YOUR INSTRUCTIONS: Go through the listing below and list every line with "this".

— start of SUPPLIED MATERIAL —

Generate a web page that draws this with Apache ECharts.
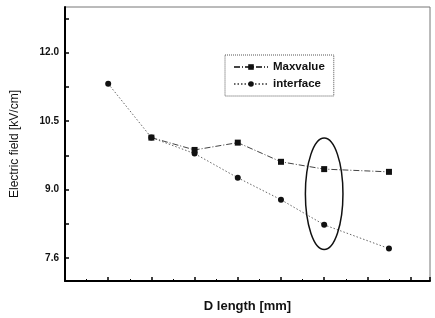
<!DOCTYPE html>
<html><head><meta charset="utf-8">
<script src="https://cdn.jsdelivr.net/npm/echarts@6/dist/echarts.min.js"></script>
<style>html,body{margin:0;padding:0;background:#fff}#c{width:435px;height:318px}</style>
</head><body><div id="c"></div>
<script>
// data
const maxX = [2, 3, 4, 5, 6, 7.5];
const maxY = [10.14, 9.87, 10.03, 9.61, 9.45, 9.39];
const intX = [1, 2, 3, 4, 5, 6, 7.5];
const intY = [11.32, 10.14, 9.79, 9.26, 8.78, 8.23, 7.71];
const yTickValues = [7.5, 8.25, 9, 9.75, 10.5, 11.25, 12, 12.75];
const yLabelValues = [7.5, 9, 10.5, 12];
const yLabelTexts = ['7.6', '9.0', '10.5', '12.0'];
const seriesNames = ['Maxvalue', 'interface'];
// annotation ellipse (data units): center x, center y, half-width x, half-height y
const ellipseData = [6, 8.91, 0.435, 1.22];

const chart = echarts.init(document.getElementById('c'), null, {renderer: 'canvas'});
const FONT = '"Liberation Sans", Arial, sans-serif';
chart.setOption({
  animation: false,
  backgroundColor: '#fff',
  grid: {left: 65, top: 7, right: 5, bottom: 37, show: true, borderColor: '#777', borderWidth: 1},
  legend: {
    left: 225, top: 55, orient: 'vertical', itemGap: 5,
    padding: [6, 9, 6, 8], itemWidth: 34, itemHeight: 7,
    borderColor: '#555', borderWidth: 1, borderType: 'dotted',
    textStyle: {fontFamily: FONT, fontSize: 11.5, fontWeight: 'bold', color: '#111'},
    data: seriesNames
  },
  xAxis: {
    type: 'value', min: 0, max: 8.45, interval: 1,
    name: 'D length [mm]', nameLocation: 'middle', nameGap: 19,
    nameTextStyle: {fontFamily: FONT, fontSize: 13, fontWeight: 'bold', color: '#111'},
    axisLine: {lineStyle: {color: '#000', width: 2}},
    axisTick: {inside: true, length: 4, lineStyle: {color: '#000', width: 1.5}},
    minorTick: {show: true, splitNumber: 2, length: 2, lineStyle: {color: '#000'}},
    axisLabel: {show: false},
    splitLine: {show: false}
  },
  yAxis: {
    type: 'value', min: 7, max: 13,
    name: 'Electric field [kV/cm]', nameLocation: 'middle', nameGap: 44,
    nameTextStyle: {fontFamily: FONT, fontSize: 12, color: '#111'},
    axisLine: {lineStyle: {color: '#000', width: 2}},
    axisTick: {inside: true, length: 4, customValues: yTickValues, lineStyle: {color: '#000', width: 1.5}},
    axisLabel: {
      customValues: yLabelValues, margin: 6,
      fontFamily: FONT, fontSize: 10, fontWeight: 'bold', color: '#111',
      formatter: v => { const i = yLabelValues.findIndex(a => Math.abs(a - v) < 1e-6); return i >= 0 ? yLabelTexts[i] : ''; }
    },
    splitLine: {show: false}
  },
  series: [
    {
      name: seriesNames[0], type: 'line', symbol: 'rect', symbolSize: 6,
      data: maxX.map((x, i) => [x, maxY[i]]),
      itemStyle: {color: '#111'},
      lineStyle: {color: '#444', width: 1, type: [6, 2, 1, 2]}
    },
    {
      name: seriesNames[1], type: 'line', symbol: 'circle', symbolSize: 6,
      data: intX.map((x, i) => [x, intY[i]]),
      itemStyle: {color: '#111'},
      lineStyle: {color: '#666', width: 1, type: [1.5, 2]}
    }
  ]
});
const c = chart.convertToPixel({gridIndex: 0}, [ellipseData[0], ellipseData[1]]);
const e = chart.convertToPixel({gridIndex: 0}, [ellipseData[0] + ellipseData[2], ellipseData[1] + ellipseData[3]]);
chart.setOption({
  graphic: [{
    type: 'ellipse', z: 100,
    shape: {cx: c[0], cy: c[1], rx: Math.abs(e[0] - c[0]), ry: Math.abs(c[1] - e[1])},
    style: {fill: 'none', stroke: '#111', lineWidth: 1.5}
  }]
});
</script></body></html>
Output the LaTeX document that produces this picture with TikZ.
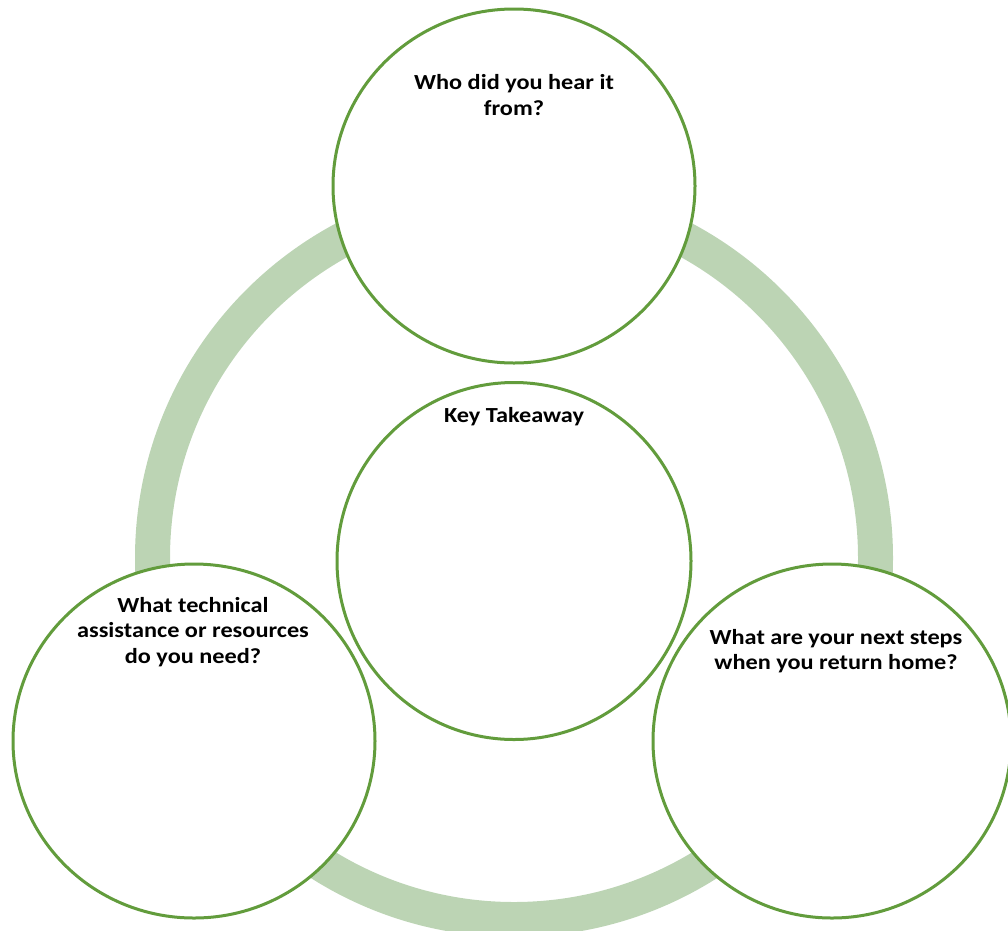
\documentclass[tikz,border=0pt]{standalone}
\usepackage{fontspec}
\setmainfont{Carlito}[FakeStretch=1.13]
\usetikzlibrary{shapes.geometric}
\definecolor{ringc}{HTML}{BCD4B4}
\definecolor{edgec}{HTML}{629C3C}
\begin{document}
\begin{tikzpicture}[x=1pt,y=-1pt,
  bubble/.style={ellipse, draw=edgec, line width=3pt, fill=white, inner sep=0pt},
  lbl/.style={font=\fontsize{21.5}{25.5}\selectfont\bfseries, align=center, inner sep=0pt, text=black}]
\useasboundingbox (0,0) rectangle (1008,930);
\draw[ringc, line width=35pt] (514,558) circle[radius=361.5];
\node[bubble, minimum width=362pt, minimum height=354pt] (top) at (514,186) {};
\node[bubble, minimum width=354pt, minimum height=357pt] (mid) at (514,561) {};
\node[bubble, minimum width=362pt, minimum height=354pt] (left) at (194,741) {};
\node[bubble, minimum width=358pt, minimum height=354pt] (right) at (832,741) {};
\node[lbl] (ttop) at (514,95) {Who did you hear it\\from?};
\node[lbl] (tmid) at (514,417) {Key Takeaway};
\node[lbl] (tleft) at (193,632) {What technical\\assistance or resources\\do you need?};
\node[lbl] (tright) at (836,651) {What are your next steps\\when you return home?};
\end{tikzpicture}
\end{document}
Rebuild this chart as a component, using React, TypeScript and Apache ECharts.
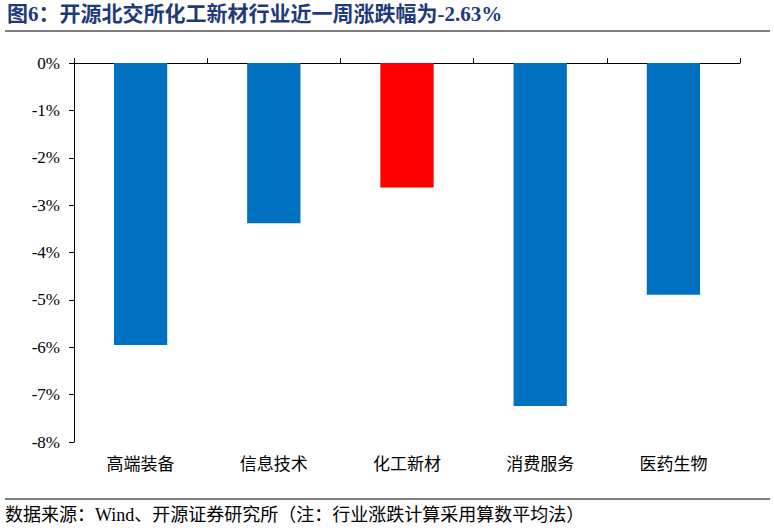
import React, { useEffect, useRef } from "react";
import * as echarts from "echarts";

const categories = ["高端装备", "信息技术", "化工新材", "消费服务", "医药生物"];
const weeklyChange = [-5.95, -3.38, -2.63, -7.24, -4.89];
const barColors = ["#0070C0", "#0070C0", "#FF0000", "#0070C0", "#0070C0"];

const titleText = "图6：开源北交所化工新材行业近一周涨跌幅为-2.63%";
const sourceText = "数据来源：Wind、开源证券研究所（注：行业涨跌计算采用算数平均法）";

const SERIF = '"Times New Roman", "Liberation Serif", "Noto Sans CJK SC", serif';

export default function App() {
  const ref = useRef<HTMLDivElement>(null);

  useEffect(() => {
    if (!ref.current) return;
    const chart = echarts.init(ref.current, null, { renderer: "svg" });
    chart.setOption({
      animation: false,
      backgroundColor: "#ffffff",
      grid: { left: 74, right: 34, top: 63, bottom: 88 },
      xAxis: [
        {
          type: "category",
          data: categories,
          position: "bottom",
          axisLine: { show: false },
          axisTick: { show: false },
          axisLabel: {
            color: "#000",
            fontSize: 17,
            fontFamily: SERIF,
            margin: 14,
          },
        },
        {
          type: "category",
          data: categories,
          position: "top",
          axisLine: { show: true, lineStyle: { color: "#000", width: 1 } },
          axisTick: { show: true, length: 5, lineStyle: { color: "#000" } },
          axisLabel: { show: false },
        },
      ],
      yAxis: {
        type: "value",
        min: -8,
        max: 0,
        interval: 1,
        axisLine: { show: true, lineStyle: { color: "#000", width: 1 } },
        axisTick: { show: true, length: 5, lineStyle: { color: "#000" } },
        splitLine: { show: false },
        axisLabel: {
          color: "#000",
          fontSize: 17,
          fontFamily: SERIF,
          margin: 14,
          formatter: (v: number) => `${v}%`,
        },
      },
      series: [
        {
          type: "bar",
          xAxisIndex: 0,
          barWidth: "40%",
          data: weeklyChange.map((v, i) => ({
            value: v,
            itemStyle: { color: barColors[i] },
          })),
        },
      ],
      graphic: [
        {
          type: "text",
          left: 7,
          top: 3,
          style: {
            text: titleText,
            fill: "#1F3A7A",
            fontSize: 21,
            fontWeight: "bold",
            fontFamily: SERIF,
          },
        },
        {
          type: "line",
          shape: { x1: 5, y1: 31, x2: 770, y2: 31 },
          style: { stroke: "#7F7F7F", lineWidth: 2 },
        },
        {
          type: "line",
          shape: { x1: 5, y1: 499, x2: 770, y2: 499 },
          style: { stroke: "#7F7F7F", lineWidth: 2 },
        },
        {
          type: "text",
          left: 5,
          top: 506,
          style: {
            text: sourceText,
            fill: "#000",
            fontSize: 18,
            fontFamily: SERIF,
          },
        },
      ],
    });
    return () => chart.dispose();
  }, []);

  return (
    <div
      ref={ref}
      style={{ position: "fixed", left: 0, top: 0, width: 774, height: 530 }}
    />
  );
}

— end of SUPPLIED MATERIAL —

CORRECT RESPONSE:
Generate a web page that draws this with Apache ECharts.
Output the LaTeX document that produces this picture with TikZ.
Rebuild this chart as a component, using React, TypeScript and Apache ECharts.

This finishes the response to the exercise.